Now that tribes were sovereign nations, their immunity from suit had to be established by Supreme Court case law as well. In prior articles, I’ve established that immunity was an assumption (Turner v. United States, 248 U.S. 354 (1919)), but as the law developed, it was accepted as a formal doctrine of law. See United States v. United States Fidelity & Guaranty Co., 309 U.S. 506 (1940). It wasn’t until Kiowa Tribe of Oklahoma v. Manufacturing Technologies, Inc., 523 U.S. 751 (1998), nearly 80 years after United States Fidelity, that the Supreme Court took umbrage with the so-called doctrine:
At one time, the doctrine of tribal immunity from suit might have been thought necessary to protect nascent tribal governments from encroachments by States. In our interdependent and mobile society, however, tribal immunity extends beyond what is needed to safeguard tribal self-governance. This is evident when tribes take part in the Nation’s commerce. Tribal enterprises now include ski resorts, gambling, and sales of cigarettes to non-Indians. In this economic context, immunity can harm those who are unaware that they are dealing with a tribe, who do not know of tribal immunity, or who have no choice in the matter, as in the case of tort victims.
However, until Congress says otherwise (remember, they retain sole discretion to regulate commerce amongst the Indian tribes), the doctrine of sovereign immunity continues and has expanded, despite judicial frowning.
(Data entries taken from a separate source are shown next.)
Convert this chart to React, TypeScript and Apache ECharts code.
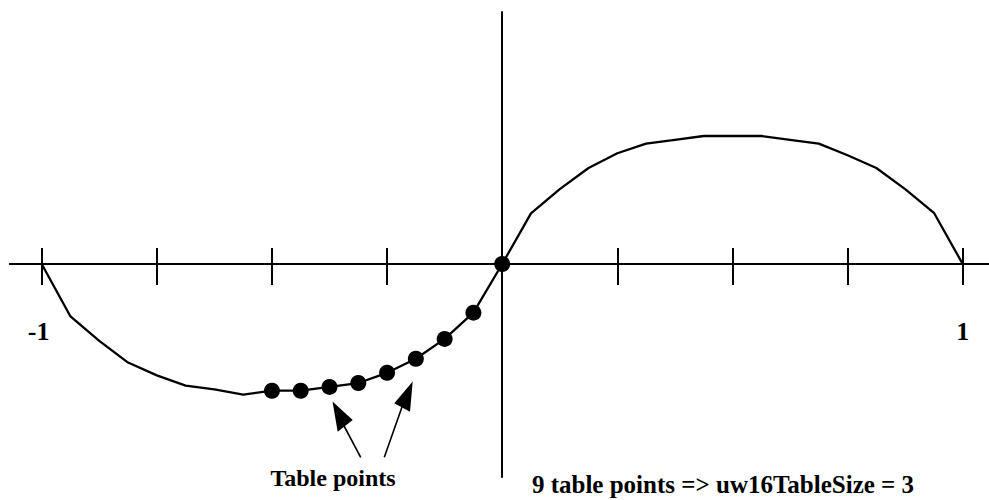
import React, { useEffect, useRef } from "react";
import * as echarts from "echarts";

// x positions: k/16 for k = -16..16
const xSteps: number[] = [
  -16, -15, -14, -13, -12, -11, -10, -9, -8, -7, -6, -5, -4, -3, -2, -1, 0,
  1, 2, 3, 4, 5, 6, 7, 8, 9, 10, 11, 12, 13, 14, 15, 16,
];
const curveValues: number[] = [
  0, -0.41, -0.6, -0.77, -0.87, -0.95, -0.98, -1.02, -0.99, -0.99, -0.96, -0.93, -0.85, -0.74, -0.585, -0.38, 0,
  0.395, 0.585, 0.75, 0.865, 0.94, 0.97, 1.0, 1.0, 1.0, 0.97, 0.94, 0.85, 0.75, 0.585, 0.4, 0,
];
// table points: k = -8..0
const tableSteps: number[] = [-8, -7, -6, -5, -4, -3, -2, -1, 0];
const tickValues: number[] = [-1, -0.75, -0.5, -0.25, 0, 0.25, 0.5, 0.75, 1];
const labelValues: number[] = [-1, 1];
const labelTexts: string[] = ["-1", "1"];
const annotationLeft = "Table points";
const annotationRight = "9 table points => uw16TableSize = 3";

const FONT = "'Liberation Serif', 'Times New Roman', serif";

export default function App() {
  const ref = useRef<HTMLDivElement>(null);
  useEffect(() => {
    if (!ref.current) return;
    const chart = echarts.init(ref.current, null, { renderer: "svg" });
    const curve = xSteps.map((k, i) => [k / 16, curveValues[i]]);
    const dots = tableSteps.map((k) => [k / 16, curveValues[xSteps.indexOf(k)]]);
    const xMin = -1.06884;
    const xMax = 1.05711;
    const yTop = 1.96875;
    const yBottom = -1.6640625;
    const black = { color: "#000", width: 2 };
    chart.setOption({
      animation: false,
      backgroundColor: "#fff",
      grid: [
        { left: 10, right: 0, top: 12, bottom: 236, containLabel: false, outerBoundsMode: "none" },
        { left: 10, right: 0, top: 264, bottom: 23, containLabel: false, outerBoundsMode: "none" },
      ],
      xAxis: [
        {
          type: "value",
          gridIndex: 0,
          min: xMin,
          max: xMax,
          position: "bottom",
          splitLine: { show: false },
          axisLine: { show: true, onZero: false, lineStyle: black },
          axisTick: { show: true, inside: true, length: 16, customValues: tickValues, lineStyle: black },
          axisLabel: { show: false },
        },
        {
          type: "value",
          gridIndex: 1,
          min: xMin,
          max: xMax,
          position: "top",
          splitLine: { show: false },
          axisLine: { show: true, onZero: false, lineStyle: black },
          axisTick: { show: true, inside: true, length: 21, customValues: tickValues, lineStyle: black },
          axisLabel: { show: false },
        },
      ],
      yAxis: [
        {
          type: "value",
          gridIndex: 0,
          min: 0,
          max: yTop,
          splitLine: { show: false },
          axisTick: { show: false },
          axisLabel: { show: false },
          axisLine: { show: true, onZero: true, lineStyle: black },
        },
        {
          type: "value",
          gridIndex: 1,
          min: yBottom,
          max: 0,
          splitLine: { show: false },
          axisTick: { show: false },
          axisLabel: { show: false },
          axisLine: { show: true, onZero: true, lineStyle: black },
        },
      ],
      series: [
        {
          type: "line",
          data: curve,
          xAxisIndex: 0,
          yAxisIndex: 0,
          clip: false,
          symbol: "none",
          lineStyle: { color: "#000", width: 2.3 },
          silent: true,
        },
        {
          type: "scatter",
          data: dots,
          xAxisIndex: 0,
          yAxisIndex: 0,
          clip: false,
          symbol: "circle",
          symbolSize: 16,
          itemStyle: { color: "#000", opacity: 1 },
          silent: true,
        },
      ],
    });

    const labelGraphics = labelValues.map((v, i) => {
      const p = chart.convertToPixel({ xAxisIndex: 0, yAxisIndex: 0 }, [v, 0]) as number[];
      return {
        type: "text",
        x: p[0] + (v < 0 ? -3 : 0),
        y: p[1] + 80,
        style: {
          text: labelTexts[i],
          fontFamily: FONT,
          fontWeight: "bold",
          fontSize: 26,
          fill: "#000",
          textAlign: "center",
          textVerticalAlign: "bottom",
        },
      };
    });

    chart.setOption({
      graphic: [
        ...labelGraphics,
        {
          type: "line",
          shape: { x1: 360.7, y1: 457.3, x2: 343, y2: 424 },
          style: { stroke: "#000", lineWidth: 1.6 },
        },
        {
          type: "polygon",
          shape: { points: [[332.5, 401.5], [337.7, 431.7], [352.7, 420]] },
          style: { fill: "#000" },
        },
        {
          type: "line",
          shape: { x1: 384.3, y1: 457.3, x2: 402, y2: 407 },
          style: { stroke: "#000", lineWidth: 1.6 },
        },
        {
          type: "polygon",
          shape: { points: [[412.7, 381.5], [394.3, 403.3], [410, 411.7]] },
          style: { fill: "#000" },
        },
        {
          type: "text",
          x: 333,
          y: 490,
          style: {
            text: annotationLeft,
            fontFamily: FONT,
            fontWeight: "bold",
            fontSize: 24,
            fill: "#000",
            textAlign: "center",
            textVerticalAlign: "bottom",
          },
        },
        {
          type: "text",
          x: 723,
          y: 497.3,
          style: {
            text: annotationRight,
            fontFamily: FONT,
            fontWeight: "bold",
            fontSize: 25,
            fill: "#000",
            textAlign: "center",
            textVerticalAlign: "bottom",
          },
        },
      ],
    });
    return () => chart.dispose();
  }, []);
  return (
    <div
      ref={ref}
      style={{ position: "fixed", left: 0, top: 0, width: 989, height: 500 }}
    />
  );
}
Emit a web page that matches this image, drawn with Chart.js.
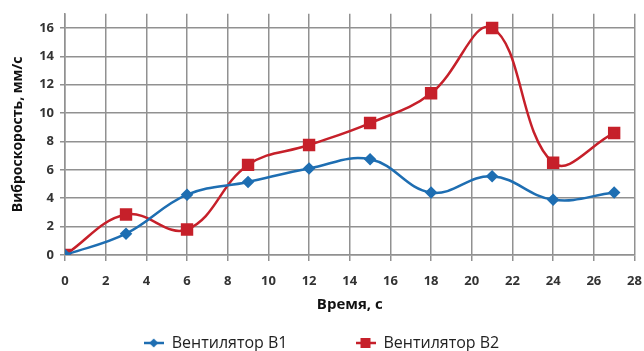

I’ve blogged about a few of those expansions: protecting tribal casino employees from tort suits, protecting tribal loan companies, and of course, the most prominent of my Indian law research, protecting tribes’ membership enrollment / dis-enrollment decisions.
Is it a perfect rule of law? By all means, no, neither for Indian tribes who are sometimes protected by the doctrine nor non-Indians who have run up against sovereign immunity whose suits probably should have been heard before a trier of fact. However, the deeds of the past remain ever prominent in the present. The United States owes the Native American a duty to provide for their basic needs. From what I’ve seen, the United States has performed with bare minimum of effort and outright negligence. Violent crime runs rampant in the poorest of Indian reservations on a per capita scale that dwarfs major cities. Alcoholism, suicide, and rape are the plagues of 21st Century Native America. Last but not least, poverty. Don’t let Indian gaming fool you.
So, in conclusion, this is a brief overview of tribal sovereign immunity and its problems.